Hmmm....where to start. Let's start with the fact that
lightiris's diary manages to condemn the religious faith of a billion people--which is the definition of the "Church"--by the painfully obvious failings of its leaders.
Let's try a lesson in analogy, shall we?
Let's see if by that same exquisite logic, we progressive Americans ought to be painted as "evil," repressive, tyrannical, cruel and reactionary. Because, apparently, the new rule is we are what our leaders are.
Rant continues over the hill . . .
An Analogy: In lightiris's own words, with some obvious--and pointedly personal--modifications:
[George W. Bush], under whose administration the molestation and rape of hundreds of [Iraqi] children went virtually unchecked, is now leading a life of comfort and authority right in [Washington]. His bio on the [White House]'s website doesn't mention his immoral, unethical, and in the minds of some, criminal behavior. It doesn't mention that under his watch the lives of hundreds of children and their families were destroyed, their futures irrevocably harmed. He is a [good] man.
Let's travel abroad. [American] policies endanger the lives of women and children in developing nations all over the world. Extraordinary political pressure, religious coercion, and the calculated dissemination of factually inaccurate information are used to consistently deny women and children responsible health care and policy. Understand that no other organization with as many resources and as many spheres of influence is as obstructionist in matters of family planning as [America and Americans]. So I say this without any reservation: any organization, its leaders included, that would actively lobby to deprive third-world women of contraceptives and family planning choices should be roundly condemned by all people of conscience. I abhor the efforts of the [United States] to derail birth control initiatives in third-world nations as well as their intense lobbying efforts to derail and suppress United Nations funding for family planning programs. Such policies result in untold suffering, disability, and death to innocents who have no voice, no agency, and no recourse. Such policies, in my view, epitomize evil and under no circumstances should they be accepted or tolerated simply because they exist under the imprimatur of a particular [American politic].
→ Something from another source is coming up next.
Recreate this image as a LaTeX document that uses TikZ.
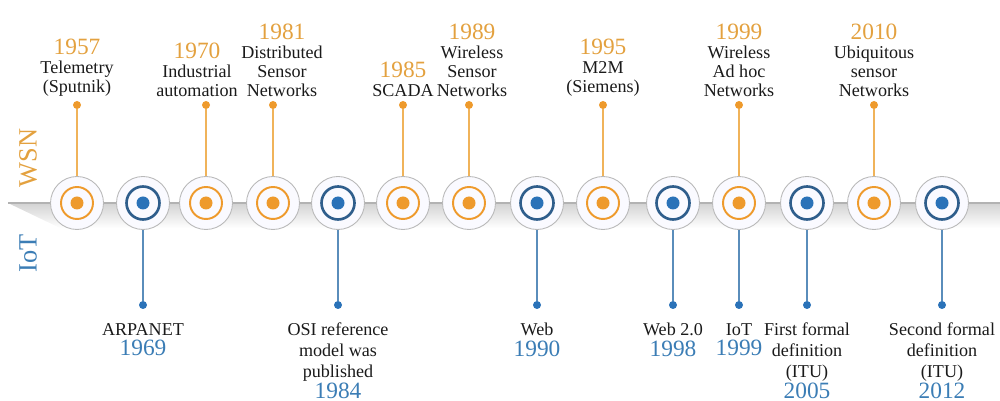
\documentclass[tikz,border=0pt]{standalone}
\usepackage{fontspec}
\setmainfont{Liberation Serif}
\usetikzlibrary{positioning}
\definecolor{wsnorange}{HTML}{EE9A2C}
\definecolor{wsnyellow}{HTML}{E3A13F}
\definecolor{wsnlight}{HTML}{F0B35A}
\definecolor{iotblue}{HTML}{2A72B8}
\definecolor{iotdark}{HTML}{2F5E8C}
\definecolor{iotlight}{HTML}{5A8DBB}
\definecolor{iotyear}{HTML}{3B7DB5}
\definecolor{labelgray}{HTML}{1A1A1A}
\tikzset{
  ring/.style={circle, draw=gray!55, line width=0.5pt, fill=blue!2, minimum size=1.06cm, inner sep=0pt},
  wsnmark/.style={ring, path picture={
      \draw[wsnorange, line width=1.1pt] (path picture bounding box.center) circle (0.32cm);
      \fill[wsnorange] (path picture bounding box.center) circle (0.13cm);}},
  iotmark/.style={ring, path picture={
      \draw[iotdark, line width=1.5pt] (path picture bounding box.center) circle (0.33cm);
      \fill[iotblue] (path picture bounding box.center) circle (0.13cm);}},
  wsnpin/.style={circle, fill=wsnorange, minimum size=0.16cm, inner sep=0pt},
  iotpin/.style={circle, fill=iotblue, minimum size=0.16cm, inner sep=0pt},
  wsnline/.style={wsnlight, line width=0.6pt},
  iotline/.style={iotlight, line width=0.6pt},
  eventtext/.style={align=center, inner sep=0pt, text=labelgray},
  wsntext/.style={eventtext, font=\fontsize{10.3}{10.9}\selectfont, above=2pt of #1},
  iottext/.style={eventtext, font=\fontsize{10.3}{11.8}\selectfont, below=0.27cm of #1},
  axislabel/.style={rotate=90, font=\fontsize{15}{15}\selectfont}
}
\newcommand{\wsnyear}[1]{{\color{wsnyellow}\fontsize{13.3}{10.9}\selectfont #1}}
\newcommand{\iotyear}[1]{{\color{iotyear}\fontsize{13.3}{11.8}\selectfont #1}}

\begin{document}
\begin{tikzpicture}[x=0.02cm,y=-0.02cm]
\useasboundingbox (0,0) rectangle (1000,401);

\shade[top color=gray!35, bottom color=white] (8,203) -- (1000,203) -- (1000,228) -- (60,228) -- cycle;
\coordinate (axisstart) at (8,203);
\coordinate (axisend) at (1000,203);
\draw[gray!60, line width=0.6pt] (axisstart) -- (axisend);

\node[axislabel, text=wsnyellow] (wsn) at (28,158) {WSN};
\node[axislabel, text=iotyear] (iot) at (28,253) {IoT};

\node[wsnmark] (c1957) at (77,203) {};
\node[iotmark] (c1969) at (143,203) {};
\node[wsnmark] (c1970) at (206,203) {};
\node[wsnmark] (c1981) at (273,203) {};
\node[iotmark] (c1984) at (338,203) {};
\node[wsnmark] (c1985) at (403,203) {};
\node[wsnmark] (c1989) at (469,203) {};
\node[iotmark] (c1990) at (537,203) {};
\node[wsnmark] (c1995) at (603,203) {};
\node[iotmark] (c1998) at (673,203) {};
\node[wsnmark] (c1999) at (739,203) {};
\node[iotmark] (c2005) at (807,203) {};
\node[wsnmark] (c2010) at (874,203) {};
\node[iotmark] (c2012) at (942,203) {};

\node[wsnpin] (p1957) at (77,105) {};
\node[wsnpin] (p1970) at (206,105) {};
\node[wsnpin] (p1981) at (273,105) {};
\node[wsnpin] (p1985) at (403,105) {};
\node[wsnpin] (p1989) at (469,105) {};
\node[wsnpin] (p1995) at (603,105) {};
\node[wsnpin] (p1999w) at (739,105) {};
\node[wsnpin] (p2010) at (874,105) {};

\node[iotpin] (p1969) at (143,305) {};
\node[iotpin] (p1984) at (338,305) {};
\node[iotpin] (p1990) at (537,305) {};
\node[iotpin] (p1998) at (673,305) {};
\node[iotpin] (p1999i) at (739,305) {};
\node[iotpin] (p2005) at (807,305) {};
\node[iotpin] (p2012) at (942,305) {};

\draw[wsnline] (c1957) -- (p1957);
\draw[wsnline] (c1970) -- (p1970);
\draw[wsnline] (c1981) -- (p1981);
\draw[wsnline] (c1985) -- (p1985);
\draw[wsnline] (c1989) -- (p1989);
\draw[wsnline] (c1995) -- (p1995);
\draw[wsnline] (c1999) -- (p1999w);
\draw[wsnline] (c2010) -- (p2010);

\draw[iotline] (c1969) -- (p1969);
\draw[iotline] (c1984) -- (p1984);
\draw[iotline] (c1990) -- (p1990);
\draw[iotline] (c1998) -- (p1998);
\draw[iotline] (c1999) -- (p1999i);
\draw[iotline] (c2005) -- (p2005);
\draw[iotline] (c2012) -- (p2012);

\node[wsntext=p1957] (t1957) {\wsnyear{1957}\\Telemetry\\(Sputnik)};
\node[wsntext=p1970, xshift=-0.18cm] (t1970) {\wsnyear{1970}\\Industrial\\automation};
\node[wsntext=p1981, xshift=0.18cm] (t1981) {\wsnyear{1981}\\Distributed\\Sensor\\Networks};
\node[wsntext=p1985] (t1985) {\wsnyear{1985}\\SCADA};
\node[wsntext=p1989, xshift=0.06cm] (t1989) {\wsnyear{1989}\\Wireless\\Sensor\\Networks};
\node[wsntext=p1995] (t1995) {\wsnyear{1995}\\M2M\\(Siemens)};
\node[wsntext=p1999w] (t1999w) {\wsnyear{1999}\\Wireless\\Ad hoc\\Networks};
\node[wsntext=p2010] (t2010) {\wsnyear{2010}\\Ubiquitous\\sensor\\Networks};

\node[iottext=p1969] (t1969) {ARPANET\\\iotyear{1969}};
\node[iottext=p1984] (t1984) {OSI reference\\model was\\published\\\iotyear{1984}};
\node[iottext=p1990] (t1990) {Web\\\iotyear{1990}};
\node[iottext=p1998] (t1998) {Web 2.0\\\iotyear{1998}};
\node[iottext=p1999i] (t1999i) {IoT\\\iotyear{1999}};
\node[iottext=p2005] (t2005) {First formal\\definition\\(ITU)\\\iotyear{2005}};
\node[iottext=p2012] (t2012) {Second formal\\definition\\(ITU)\\\iotyear{2012}};
\end{tikzpicture}
\end{document}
I have read a great deal of commentary [in the MSM] about what a wonderful man [George Bush is], and, frankly, I'm appalled. There can be little doubt that the policies of [Americans], propped up by [hundreds of billions of dollars] a year simply to run [their] operations, are downright inhumane, injurious, and immoral. Yes, immoral. How else to describe concerted and prolonged efforts to prevent women from improving their lives, their health, and their children's lives? The results of such policies are plainly evident. There are millions of orphaned children in third-world nations as a direct result of [American]'s coercive policies. Fact: more than a million children, mostly in the third-world, are left motherless annually by the greater than 500,000 women who die of pregnancy-related complications each year. Many suffer devastating child-birth related injury. For example, in some cultures, women are ostracized from their homes and villages due to the extremely common (80,000 per year) but horrifyingly devastating rectovaginal fistula.
. . .
The resources of [America] would be better spent in helping women gain some control over their reproduction than in foisting their obviously injurious policies on vulnerable women and children. There is absolutely nothing [American] or [democratic] in the organized subjugation of women.
I'm sorry, the hypocrisy is stunning. Those who call themselves "[progressives]" turn their backs on the suffering of the world's poor women and children every time [America] is praised, every time they tolerate [George W. Bush] being held up as a [good] Man, every time they are respectful of the pomp and ceremony [read: atrocious squandering of money--let's see the number again: [hundreds of billions of dollars] per year] to prop up [a government] that actively seeks to retain a human hierarchy in which women are second class and are to have no real control over their reproductive future.
Now, I'm sure there will be people who counter that [America] does wonderful things. I imagine that's true. But what, pray tell, can effectively render the suffering of millions of women and children around the world an acceptable trade-off? What good can possibly overshadow such suffering?
Change just a few words, and the reality of our very own government's actions--which are astonishingly identical to those promoted by the Catholic hierarchy--are put in stark relief. And clearly, lightiris's screed proves that because our leader's and our government's policies are repressive, tyrannical, cruel and reactionary, so are we all.
Because there is no difference between a people and her leaders, right? That if one fails, the entire nation fails, right? Just like the Catholic Church, right?
Well, bullshit.
If we want to believe that the horrific actions of our current leaders don't represent all of us Americans, it's a polemic stretch of some real imagination to say that the Catholic "Church"--the human body that it comprises--represents every Catholic and the entire church itself.
John Paul II and his many failings doesn't represent the complete fullness of the faith any more than George W. Bush represents the complete fullness of America.
I, for one, am quite glad of that fact.